ここは地獄デスか?(笑)外でアルコール飲むのも私の国では禁止です。しかも若い子どもが飲んでいるのに誰も叱らない。オカシイデス」(アメリカ人男性)

 警察官が定期的に見回りに来ている上に、ボランティア団体なども声かけをしているが、外国人観光客には誰にも注意されないからトー横キッズたちがたむろしているように映るようだ。

 歌舞伎町の治安はここ数年で地に落ちたといわれているが、この場所に詳しいジャーナリストの渋井哲也さんはどう見ているのか。

「歌舞伎町はよくも悪くもヤクザが一定の治安を維持していました。'12年に施行された暴対法の関係からヤクザが排除されていき、統制がとれなくなっていった」

 さらに、飛び降りなどの自殺に関しても以前と変わった点をあげる。

「ちょっと前までは女の子の飛び降りが圧倒的に多く、だいたいホスト絡みでした。だけど今は男性の自殺者も多く、その意味ではホストとの恋愛トラブル以外の原因も考えられる」

 続けて渋井さんは、これまでの飛び降りの背景に触れる。

「客に借金を背負わせるホストの売り掛け問題をどうにかしないと。そのために立ちんぼの女性がいる。
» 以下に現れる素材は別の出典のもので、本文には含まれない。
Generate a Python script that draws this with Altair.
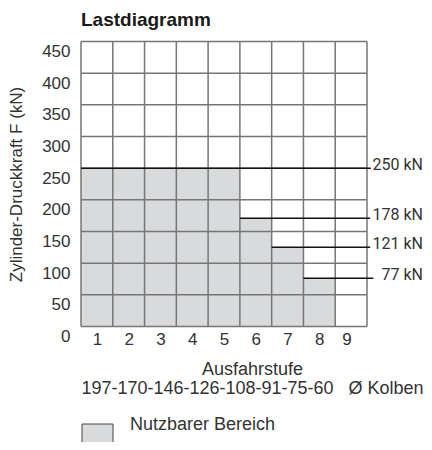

立ちんぼがいるから今回逮捕された『煉獄コロアキ』のようなユーチューバーや、たちの悪い人が歌舞伎町に来るわけです。

 トー横についてはこども家庭庁や東京都が対策をとろうとしているけれど、支援団体を経由して助成金を与えるだけなので、本質的な状況は変わらない」

 歌舞伎町の事件はまだまだなくなりそうにない。